The overall trend in dairy exports as a percent of total milk solids steadily increased from 2000 through 2014, providing an outlet for increased production while domestic per-capita consumption remained flat.

During that time, the growth in exports presented a window of opportunity for U.S. farmers, reversing a 20-year trend of declining cow numbers from 1985 to 2005 and driving farmgate price increases. The industry responded to the opportunity by investing in “greenfield” cheese plants, new butter plants and added capacity at milk powder facilities.

Throughout 2014, Russia’s embargo against U.S. agricultural products halted imports of dairy products. Then China over-purchased U.S. dairy products and swiftly left the market in 2015, leading to a steep decline in exports.


Throughout 2015, New Zealand and Australia experienced economically induced production decreases, while weather slowed production in South America, causing an overall cut in the global supply of dairy products.

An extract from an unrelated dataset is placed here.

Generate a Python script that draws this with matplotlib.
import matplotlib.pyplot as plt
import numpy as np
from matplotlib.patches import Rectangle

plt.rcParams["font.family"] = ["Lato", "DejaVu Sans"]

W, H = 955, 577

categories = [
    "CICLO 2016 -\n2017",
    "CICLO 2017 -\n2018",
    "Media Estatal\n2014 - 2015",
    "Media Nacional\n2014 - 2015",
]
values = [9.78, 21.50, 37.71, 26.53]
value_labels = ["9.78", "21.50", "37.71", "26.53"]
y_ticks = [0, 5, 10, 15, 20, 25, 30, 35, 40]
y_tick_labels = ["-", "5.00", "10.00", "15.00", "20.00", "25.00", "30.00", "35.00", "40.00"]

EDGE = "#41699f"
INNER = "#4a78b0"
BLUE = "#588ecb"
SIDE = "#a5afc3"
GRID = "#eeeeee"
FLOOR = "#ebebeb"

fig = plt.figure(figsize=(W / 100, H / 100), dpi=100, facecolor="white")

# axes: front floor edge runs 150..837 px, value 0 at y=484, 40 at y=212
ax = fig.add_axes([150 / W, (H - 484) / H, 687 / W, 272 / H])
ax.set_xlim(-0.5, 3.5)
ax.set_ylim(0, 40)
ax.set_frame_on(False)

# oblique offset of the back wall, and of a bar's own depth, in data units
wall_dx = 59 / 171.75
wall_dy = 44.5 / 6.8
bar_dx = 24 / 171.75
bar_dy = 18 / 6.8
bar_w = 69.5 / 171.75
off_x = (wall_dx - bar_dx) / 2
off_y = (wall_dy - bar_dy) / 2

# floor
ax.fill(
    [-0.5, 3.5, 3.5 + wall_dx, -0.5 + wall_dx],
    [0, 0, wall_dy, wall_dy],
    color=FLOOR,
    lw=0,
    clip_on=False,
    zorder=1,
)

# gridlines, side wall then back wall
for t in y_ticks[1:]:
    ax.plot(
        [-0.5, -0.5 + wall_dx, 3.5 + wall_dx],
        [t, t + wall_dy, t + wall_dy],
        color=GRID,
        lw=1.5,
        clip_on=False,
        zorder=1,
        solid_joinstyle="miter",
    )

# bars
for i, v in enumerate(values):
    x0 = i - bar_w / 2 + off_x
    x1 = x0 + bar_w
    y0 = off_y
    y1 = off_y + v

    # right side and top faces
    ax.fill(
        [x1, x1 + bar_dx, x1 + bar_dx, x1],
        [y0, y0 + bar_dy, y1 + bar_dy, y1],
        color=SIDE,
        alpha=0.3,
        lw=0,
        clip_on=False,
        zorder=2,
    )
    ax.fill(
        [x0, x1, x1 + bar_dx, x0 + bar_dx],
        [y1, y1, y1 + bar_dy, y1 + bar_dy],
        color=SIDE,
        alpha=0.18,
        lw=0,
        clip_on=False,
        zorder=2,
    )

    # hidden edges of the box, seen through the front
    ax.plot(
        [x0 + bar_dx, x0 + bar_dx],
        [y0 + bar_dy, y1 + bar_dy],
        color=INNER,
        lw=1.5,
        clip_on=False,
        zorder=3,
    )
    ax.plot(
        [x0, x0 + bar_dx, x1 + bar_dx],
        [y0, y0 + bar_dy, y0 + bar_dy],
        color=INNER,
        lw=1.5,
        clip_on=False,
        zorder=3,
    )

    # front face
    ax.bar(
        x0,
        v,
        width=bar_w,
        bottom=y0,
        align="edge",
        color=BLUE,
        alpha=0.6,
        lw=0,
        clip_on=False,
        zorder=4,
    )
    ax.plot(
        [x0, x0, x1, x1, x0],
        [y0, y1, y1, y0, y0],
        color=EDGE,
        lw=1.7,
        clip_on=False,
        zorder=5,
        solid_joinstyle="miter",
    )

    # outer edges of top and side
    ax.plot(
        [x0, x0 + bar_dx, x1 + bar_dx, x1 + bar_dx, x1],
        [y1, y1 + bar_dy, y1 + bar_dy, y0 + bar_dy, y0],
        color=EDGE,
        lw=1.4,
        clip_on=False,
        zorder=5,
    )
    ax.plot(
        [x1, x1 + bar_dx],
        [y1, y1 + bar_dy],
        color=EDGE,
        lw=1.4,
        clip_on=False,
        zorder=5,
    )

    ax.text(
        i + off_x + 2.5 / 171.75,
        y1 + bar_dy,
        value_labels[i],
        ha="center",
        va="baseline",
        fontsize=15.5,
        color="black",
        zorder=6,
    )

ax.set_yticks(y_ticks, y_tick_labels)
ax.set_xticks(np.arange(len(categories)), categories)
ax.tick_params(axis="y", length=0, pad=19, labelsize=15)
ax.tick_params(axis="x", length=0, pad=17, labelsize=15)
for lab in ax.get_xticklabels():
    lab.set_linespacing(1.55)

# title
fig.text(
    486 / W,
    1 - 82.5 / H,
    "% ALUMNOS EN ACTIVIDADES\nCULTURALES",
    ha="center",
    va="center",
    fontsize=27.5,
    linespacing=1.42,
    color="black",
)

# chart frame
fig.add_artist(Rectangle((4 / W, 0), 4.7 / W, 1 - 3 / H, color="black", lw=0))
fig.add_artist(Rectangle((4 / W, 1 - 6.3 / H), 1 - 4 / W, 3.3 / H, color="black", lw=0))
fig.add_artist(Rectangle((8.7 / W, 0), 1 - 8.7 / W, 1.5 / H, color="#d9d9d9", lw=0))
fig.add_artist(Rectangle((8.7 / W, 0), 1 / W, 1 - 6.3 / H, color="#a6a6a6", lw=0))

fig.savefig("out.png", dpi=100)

Also in 2015, the European Union lifted production quotas, creating an oversupply of milk on the market as EU farmers re-invested in their herds.

While European countries increased production by 15 billion pounds, nearly half of that is in storage. Stocks in the U.S. were down due to market volatility through 2015, and efforts to refill the “pipeline” kept prices up. Now, the stores are filled and inventories of domestic dairy products at 10 to 20 percent over their five-year average are disquieting.

“It’s not just about increasing consumption anymore,” Gould said. “Competition is a factor.” What happens abroad creates competition for the U.S. dairy industry, as exports as a percentage of production increase.

What’s next for the U.S. dairy industry?

International dairy markets are just starting to recover from an imbalance in supply and demand. According to Gould, the U.S. is the only major importer in positive production that allows us to gain market share with some products.

U.S. non-fat dry milk and skim milk powder prices are trending up but still lower than the international market, while cheddar cheese prices are also below the international market price.

Over the past three months, all U.S. dairy product sectors have started to recover with the exception of skim milk powder, as the European government has been the biggest consumer.

Gould sees the recovery continuing through 2017 as export demand grows, supplies decrease, and inventories normalize. Domestically, our production is still growing through increased production per cow, all while product stocks are building. It could potentially take another 12 to 18 months for prices to return to levels above $18 per hundredweight.

Adapting management is key to success

Sam Miller, managing director of agricultural banking at BMO Harris Bank, spoke of Wisconsin’s fight to stay competitive in the dairy industry since 2004 and the characteristics of the state economy and environment which ensure their success.

In the early ’90s, California passed Wisconsin as the No. 1 dairy-producing state in the U.S. during a period of lower feed cost. According to Miller, Wisconsin dairy farmers aided in this process by selling cows to California’s dairy farmers at a price cheaper than the cost to raise a calf to breeding age.

Wisconsin’s dairy industry responded to this “wake-up call” by creating a dairy task force of government officials, education and industry leaders who recognized the inherent strengths of their dairy industry, like a strong infrastructure, water, climate and rich soils.

Miller said, “In Wisconsin, we see dairy as a business first, so we treat it as such.”

The dairy task force worked to decrease regulatory obstacles and increase market opportunities, specifically for specialty cheeses. According to Miller, the specialty cheese market in Wisconsin creates competition, which supports higher product prices, in turn allowing dairy farmers to be profitable against commodity markets.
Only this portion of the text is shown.